◆ Problem details: Using the records that follow, reproduce exactly the lines starting at the line containing "Convert this chart to Altair code." and ending at the line containing "y_ticks = [5, 10, 15, 20, 25]". Include both end lines and no pictures.

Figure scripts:
+---+
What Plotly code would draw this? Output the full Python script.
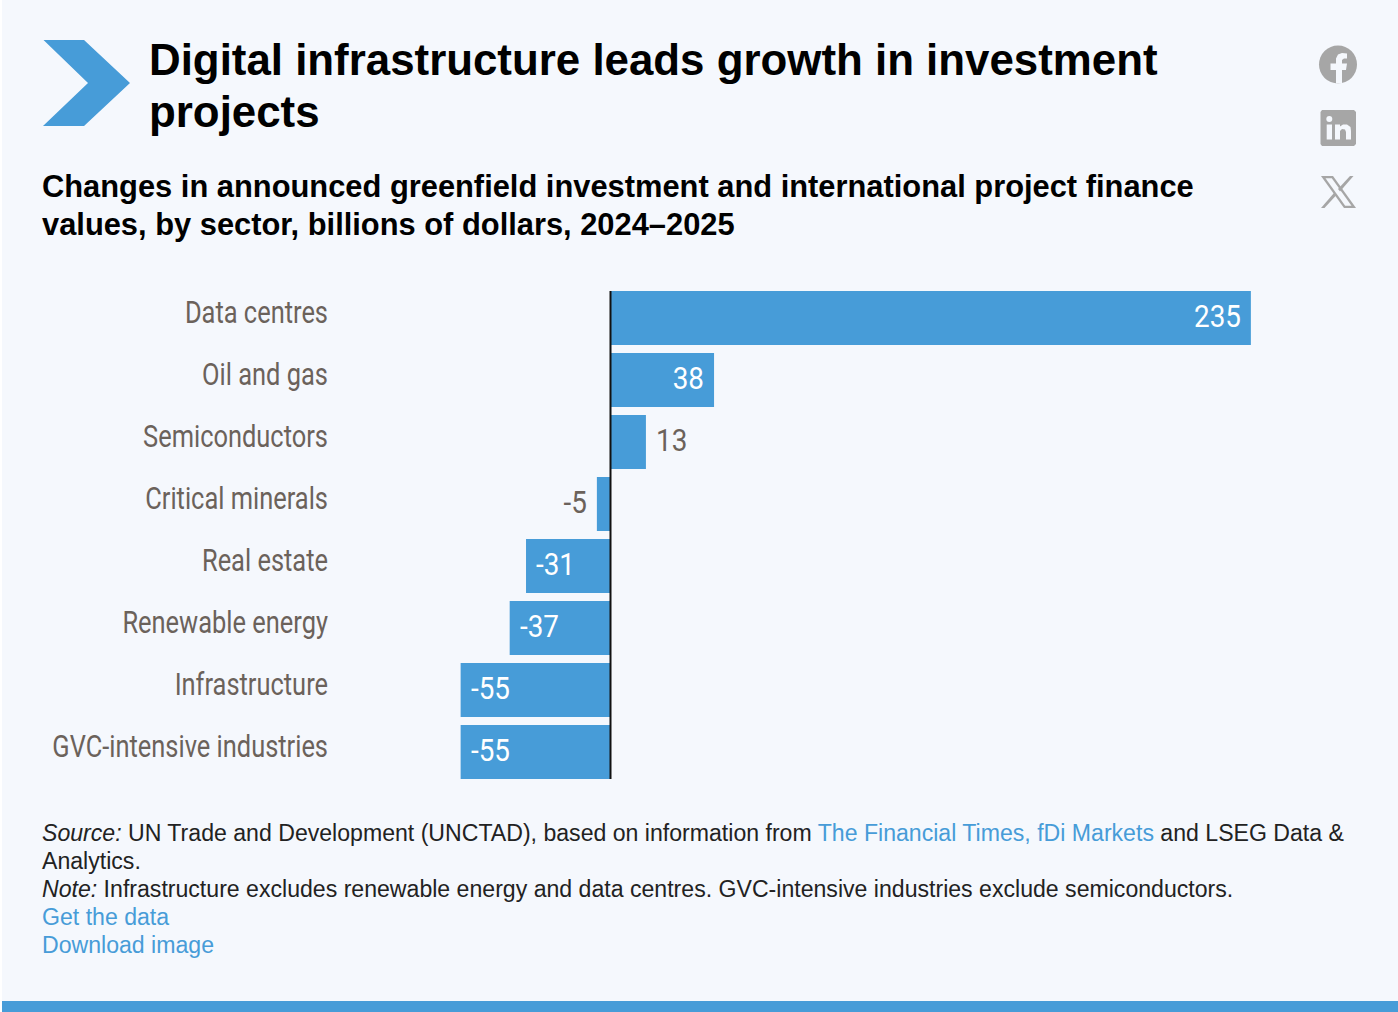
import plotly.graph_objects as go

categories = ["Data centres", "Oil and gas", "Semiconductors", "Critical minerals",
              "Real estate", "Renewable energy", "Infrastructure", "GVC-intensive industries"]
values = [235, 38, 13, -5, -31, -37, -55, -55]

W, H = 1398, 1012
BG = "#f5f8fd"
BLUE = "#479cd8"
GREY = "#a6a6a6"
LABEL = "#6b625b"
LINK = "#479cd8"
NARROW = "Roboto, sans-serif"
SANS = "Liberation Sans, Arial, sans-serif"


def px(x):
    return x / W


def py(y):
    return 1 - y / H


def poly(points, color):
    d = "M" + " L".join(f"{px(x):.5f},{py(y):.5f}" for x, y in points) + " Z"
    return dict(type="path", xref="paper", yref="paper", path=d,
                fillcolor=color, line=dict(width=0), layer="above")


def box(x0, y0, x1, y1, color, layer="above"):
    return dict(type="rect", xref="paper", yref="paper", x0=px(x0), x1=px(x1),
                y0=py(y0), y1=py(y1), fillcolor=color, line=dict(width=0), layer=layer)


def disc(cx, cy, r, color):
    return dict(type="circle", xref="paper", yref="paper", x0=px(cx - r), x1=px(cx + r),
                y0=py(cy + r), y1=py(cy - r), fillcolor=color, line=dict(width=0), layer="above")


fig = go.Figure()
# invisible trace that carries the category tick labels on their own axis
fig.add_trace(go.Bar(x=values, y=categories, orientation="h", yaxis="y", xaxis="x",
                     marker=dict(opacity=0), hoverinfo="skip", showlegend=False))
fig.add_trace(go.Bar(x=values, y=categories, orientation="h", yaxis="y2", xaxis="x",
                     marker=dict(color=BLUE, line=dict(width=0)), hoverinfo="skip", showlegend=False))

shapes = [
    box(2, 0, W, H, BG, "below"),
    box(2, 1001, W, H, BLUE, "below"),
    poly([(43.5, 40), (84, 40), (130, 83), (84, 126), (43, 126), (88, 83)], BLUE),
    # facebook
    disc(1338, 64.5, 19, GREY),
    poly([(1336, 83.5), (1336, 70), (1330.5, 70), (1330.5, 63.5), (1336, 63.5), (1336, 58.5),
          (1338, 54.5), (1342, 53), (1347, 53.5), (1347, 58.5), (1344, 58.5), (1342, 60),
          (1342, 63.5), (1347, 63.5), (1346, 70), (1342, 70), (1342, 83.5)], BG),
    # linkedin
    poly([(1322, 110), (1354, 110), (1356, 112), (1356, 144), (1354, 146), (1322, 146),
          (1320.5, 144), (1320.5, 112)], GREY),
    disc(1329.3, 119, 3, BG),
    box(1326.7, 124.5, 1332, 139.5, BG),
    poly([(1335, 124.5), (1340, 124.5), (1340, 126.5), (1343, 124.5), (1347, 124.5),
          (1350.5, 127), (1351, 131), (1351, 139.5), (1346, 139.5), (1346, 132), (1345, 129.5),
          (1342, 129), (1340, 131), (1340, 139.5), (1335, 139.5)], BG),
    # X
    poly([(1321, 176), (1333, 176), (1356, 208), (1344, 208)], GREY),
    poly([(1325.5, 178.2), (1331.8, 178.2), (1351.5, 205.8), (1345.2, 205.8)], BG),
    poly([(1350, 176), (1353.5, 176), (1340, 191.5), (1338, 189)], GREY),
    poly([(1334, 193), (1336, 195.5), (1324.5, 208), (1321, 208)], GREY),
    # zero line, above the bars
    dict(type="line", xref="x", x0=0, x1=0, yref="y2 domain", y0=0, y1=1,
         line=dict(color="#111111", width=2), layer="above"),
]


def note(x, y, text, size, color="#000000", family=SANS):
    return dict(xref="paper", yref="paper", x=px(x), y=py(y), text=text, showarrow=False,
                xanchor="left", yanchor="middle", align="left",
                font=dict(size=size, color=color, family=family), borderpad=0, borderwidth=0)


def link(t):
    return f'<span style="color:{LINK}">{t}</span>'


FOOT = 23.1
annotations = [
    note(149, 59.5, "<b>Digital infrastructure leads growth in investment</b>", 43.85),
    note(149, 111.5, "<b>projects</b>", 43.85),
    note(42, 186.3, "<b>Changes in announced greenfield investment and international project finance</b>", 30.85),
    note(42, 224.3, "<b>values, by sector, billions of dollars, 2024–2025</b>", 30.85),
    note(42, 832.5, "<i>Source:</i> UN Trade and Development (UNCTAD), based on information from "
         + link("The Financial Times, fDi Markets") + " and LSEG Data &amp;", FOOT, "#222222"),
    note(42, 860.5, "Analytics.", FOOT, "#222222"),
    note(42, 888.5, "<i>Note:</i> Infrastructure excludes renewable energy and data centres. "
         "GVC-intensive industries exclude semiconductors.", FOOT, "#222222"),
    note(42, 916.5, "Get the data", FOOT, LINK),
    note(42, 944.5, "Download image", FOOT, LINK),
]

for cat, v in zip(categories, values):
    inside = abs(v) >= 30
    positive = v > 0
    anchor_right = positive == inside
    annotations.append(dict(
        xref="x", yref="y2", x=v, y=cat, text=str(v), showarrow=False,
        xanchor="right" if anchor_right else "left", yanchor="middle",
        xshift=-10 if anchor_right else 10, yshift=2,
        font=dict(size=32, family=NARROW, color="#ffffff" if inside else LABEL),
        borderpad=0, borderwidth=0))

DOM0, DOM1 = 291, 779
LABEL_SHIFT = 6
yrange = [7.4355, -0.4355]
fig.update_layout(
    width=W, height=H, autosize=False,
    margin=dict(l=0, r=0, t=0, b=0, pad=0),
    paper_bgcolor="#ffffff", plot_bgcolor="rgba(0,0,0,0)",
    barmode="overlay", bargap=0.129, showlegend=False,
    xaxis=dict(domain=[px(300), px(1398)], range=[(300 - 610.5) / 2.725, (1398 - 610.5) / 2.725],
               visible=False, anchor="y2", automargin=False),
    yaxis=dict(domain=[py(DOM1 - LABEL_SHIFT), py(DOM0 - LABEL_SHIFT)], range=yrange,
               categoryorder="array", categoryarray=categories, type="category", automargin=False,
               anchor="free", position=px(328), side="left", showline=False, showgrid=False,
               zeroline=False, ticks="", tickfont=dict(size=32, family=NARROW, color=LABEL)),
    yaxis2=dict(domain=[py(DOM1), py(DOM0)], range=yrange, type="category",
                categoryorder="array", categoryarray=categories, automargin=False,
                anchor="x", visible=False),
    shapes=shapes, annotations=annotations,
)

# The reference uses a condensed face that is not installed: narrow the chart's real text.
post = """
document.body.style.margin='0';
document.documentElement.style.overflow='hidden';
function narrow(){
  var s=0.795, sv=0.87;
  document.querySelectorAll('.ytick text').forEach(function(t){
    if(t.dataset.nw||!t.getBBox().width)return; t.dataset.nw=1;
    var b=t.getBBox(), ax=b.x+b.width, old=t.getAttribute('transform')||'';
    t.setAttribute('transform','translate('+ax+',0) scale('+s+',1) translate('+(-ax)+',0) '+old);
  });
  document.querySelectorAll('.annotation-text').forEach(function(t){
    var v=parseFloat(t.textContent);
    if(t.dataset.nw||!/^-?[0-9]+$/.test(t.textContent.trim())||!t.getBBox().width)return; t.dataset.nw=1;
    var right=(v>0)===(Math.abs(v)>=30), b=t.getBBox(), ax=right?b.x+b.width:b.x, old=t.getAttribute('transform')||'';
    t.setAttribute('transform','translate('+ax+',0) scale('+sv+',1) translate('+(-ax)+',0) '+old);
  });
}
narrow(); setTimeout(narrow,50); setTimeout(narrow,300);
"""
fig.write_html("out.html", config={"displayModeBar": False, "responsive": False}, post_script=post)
+---+
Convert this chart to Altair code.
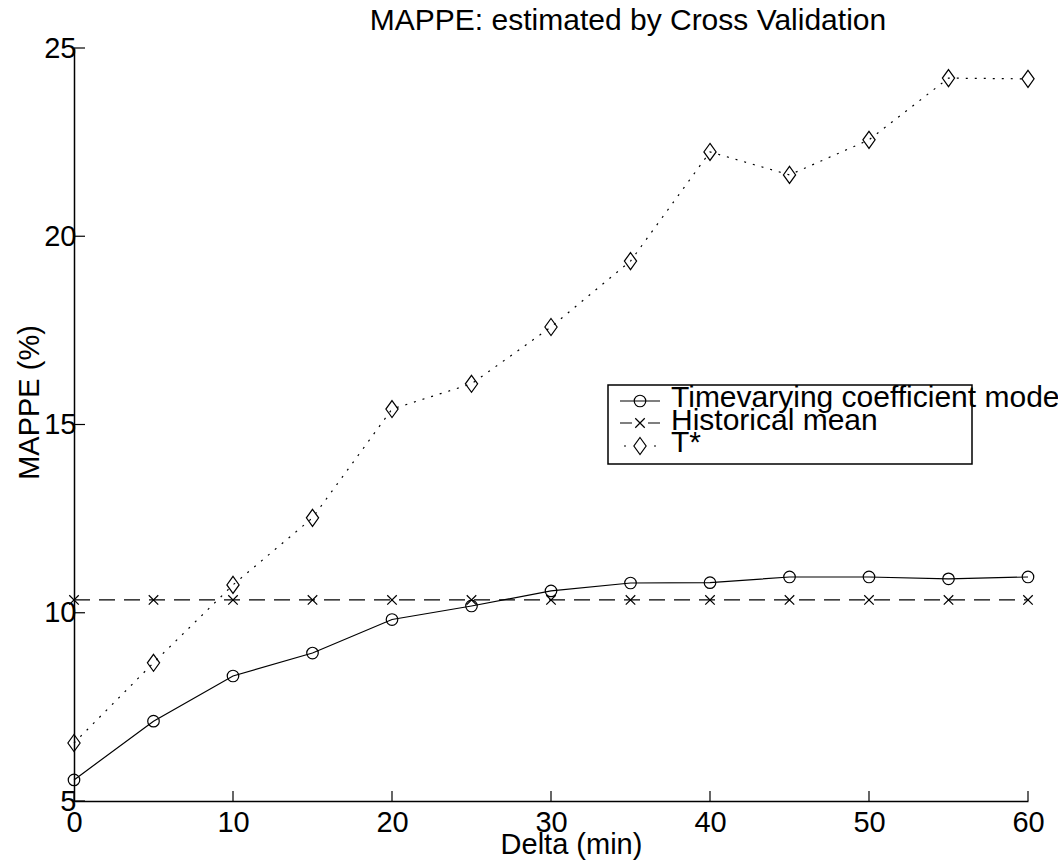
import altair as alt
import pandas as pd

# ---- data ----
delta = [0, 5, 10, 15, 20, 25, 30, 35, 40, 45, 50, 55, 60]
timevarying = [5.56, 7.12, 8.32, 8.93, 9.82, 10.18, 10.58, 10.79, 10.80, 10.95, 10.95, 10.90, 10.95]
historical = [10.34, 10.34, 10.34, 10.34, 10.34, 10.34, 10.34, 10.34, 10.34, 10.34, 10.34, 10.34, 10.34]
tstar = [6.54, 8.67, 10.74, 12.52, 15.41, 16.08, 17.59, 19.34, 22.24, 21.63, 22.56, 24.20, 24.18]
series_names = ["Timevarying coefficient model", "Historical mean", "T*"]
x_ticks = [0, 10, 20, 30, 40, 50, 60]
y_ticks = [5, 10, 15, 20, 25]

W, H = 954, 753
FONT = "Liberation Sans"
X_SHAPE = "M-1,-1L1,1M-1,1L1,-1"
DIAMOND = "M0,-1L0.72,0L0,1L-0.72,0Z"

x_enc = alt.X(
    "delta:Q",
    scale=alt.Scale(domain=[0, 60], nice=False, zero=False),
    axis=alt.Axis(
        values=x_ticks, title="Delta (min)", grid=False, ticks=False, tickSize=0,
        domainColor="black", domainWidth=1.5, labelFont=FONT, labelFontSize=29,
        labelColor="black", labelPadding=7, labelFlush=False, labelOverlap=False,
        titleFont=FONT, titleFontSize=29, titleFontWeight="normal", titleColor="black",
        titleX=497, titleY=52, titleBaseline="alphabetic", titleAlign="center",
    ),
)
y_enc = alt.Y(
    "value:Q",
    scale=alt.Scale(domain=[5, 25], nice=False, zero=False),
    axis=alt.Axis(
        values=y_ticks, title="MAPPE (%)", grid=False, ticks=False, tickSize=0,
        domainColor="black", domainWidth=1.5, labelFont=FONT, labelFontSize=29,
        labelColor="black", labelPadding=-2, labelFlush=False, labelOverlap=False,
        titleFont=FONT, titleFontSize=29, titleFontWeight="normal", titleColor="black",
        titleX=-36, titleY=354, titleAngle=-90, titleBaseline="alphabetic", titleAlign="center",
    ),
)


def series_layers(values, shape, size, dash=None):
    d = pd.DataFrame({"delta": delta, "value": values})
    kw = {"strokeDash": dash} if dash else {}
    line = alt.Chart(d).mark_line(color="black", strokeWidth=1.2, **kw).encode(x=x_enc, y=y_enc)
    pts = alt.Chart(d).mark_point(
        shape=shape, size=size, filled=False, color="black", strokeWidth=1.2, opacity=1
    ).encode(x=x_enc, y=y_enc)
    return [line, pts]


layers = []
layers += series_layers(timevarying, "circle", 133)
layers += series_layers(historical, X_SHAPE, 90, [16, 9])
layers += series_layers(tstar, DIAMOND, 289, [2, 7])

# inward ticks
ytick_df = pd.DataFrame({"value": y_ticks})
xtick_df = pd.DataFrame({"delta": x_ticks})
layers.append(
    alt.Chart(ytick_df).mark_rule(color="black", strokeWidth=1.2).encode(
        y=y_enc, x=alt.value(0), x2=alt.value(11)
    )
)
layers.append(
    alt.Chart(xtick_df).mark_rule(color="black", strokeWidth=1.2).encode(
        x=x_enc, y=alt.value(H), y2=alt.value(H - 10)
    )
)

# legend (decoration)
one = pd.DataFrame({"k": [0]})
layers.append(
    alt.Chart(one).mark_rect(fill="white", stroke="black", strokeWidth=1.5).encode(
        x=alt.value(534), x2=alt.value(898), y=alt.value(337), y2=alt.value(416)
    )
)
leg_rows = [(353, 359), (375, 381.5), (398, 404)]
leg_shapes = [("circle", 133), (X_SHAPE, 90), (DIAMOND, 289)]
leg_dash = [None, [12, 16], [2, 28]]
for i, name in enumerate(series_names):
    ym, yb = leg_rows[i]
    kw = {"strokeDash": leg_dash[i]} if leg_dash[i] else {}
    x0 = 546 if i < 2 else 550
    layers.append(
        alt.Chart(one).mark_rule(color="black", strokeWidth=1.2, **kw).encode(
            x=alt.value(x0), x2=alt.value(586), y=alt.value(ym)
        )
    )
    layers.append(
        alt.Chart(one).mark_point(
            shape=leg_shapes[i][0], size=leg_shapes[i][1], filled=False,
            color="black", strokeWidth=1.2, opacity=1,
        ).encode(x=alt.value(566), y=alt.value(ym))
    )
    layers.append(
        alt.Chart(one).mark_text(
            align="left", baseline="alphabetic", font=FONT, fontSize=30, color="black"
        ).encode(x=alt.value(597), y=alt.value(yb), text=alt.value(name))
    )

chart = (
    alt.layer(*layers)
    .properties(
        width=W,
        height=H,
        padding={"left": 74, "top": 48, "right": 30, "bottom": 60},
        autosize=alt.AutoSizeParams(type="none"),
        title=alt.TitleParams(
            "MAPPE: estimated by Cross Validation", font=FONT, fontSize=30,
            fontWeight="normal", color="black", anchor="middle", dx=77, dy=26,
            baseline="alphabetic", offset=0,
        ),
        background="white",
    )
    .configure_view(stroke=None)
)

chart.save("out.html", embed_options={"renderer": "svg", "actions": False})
+---+
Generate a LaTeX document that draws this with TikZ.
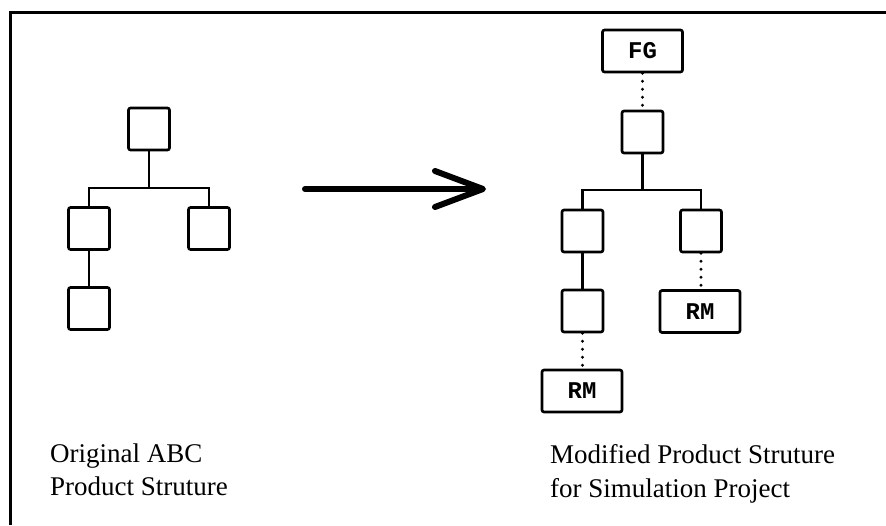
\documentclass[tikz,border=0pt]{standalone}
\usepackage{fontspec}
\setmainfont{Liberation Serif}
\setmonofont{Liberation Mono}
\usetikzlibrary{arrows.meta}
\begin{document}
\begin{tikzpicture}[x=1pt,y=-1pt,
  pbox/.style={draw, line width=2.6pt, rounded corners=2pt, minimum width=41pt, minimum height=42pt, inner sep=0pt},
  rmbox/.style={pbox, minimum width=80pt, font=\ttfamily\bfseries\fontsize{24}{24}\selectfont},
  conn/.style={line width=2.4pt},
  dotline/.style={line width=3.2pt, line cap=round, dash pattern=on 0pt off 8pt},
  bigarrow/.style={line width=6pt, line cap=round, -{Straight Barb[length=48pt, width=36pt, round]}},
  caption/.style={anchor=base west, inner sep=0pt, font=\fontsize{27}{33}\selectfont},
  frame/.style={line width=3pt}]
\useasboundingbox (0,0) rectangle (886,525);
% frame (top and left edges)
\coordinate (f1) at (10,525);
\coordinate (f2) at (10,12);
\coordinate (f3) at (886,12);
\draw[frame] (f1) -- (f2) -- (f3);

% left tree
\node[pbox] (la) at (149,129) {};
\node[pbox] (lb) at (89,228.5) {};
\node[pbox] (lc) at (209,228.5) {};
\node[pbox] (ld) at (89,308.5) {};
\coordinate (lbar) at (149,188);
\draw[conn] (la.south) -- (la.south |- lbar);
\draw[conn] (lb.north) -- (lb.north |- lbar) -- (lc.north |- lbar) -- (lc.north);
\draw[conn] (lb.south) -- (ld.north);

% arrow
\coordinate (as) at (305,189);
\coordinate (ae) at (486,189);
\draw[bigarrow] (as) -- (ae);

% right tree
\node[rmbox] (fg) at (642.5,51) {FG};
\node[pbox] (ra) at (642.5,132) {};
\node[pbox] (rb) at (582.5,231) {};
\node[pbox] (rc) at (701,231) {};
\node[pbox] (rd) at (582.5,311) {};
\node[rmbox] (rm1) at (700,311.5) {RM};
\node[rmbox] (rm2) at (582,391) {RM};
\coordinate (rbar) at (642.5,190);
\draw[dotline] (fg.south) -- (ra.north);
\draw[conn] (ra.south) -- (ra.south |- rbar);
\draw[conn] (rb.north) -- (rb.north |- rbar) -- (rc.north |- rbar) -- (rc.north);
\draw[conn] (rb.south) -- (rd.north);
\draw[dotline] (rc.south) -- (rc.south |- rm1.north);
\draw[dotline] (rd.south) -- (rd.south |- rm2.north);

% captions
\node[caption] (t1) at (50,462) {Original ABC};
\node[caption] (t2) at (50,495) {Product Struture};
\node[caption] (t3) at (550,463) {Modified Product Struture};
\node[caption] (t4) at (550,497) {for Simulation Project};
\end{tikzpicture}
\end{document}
+---+
◆ Response:
Convert this chart to Altair code.
import altair as alt
import pandas as pd

# ---- data ----
delta = [0, 5, 10, 15, 20, 25, 30, 35, 40, 45, 50, 55, 60]
timevarying = [5.56, 7.12, 8.32, 8.93, 9.82, 10.18, 10.58, 10.79, 10.80, 10.95, 10.95, 10.90, 10.95]
historical = [10.34, 10.34, 10.34, 10.34, 10.34, 10.34, 10.34, 10.34, 10.34, 10.34, 10.34, 10.34, 10.34]
tstar = [6.54, 8.67, 10.74, 12.52, 15.41, 16.08, 17.59, 19.34, 22.24, 21.63, 22.56, 24.20, 24.18]
series_names = ["Timevarying coefficient model", "Historical mean", "T*"]
x_ticks = [0, 10, 20, 30, 40, 50, 60]
y_ticks = [5, 10, 15, 20, 25]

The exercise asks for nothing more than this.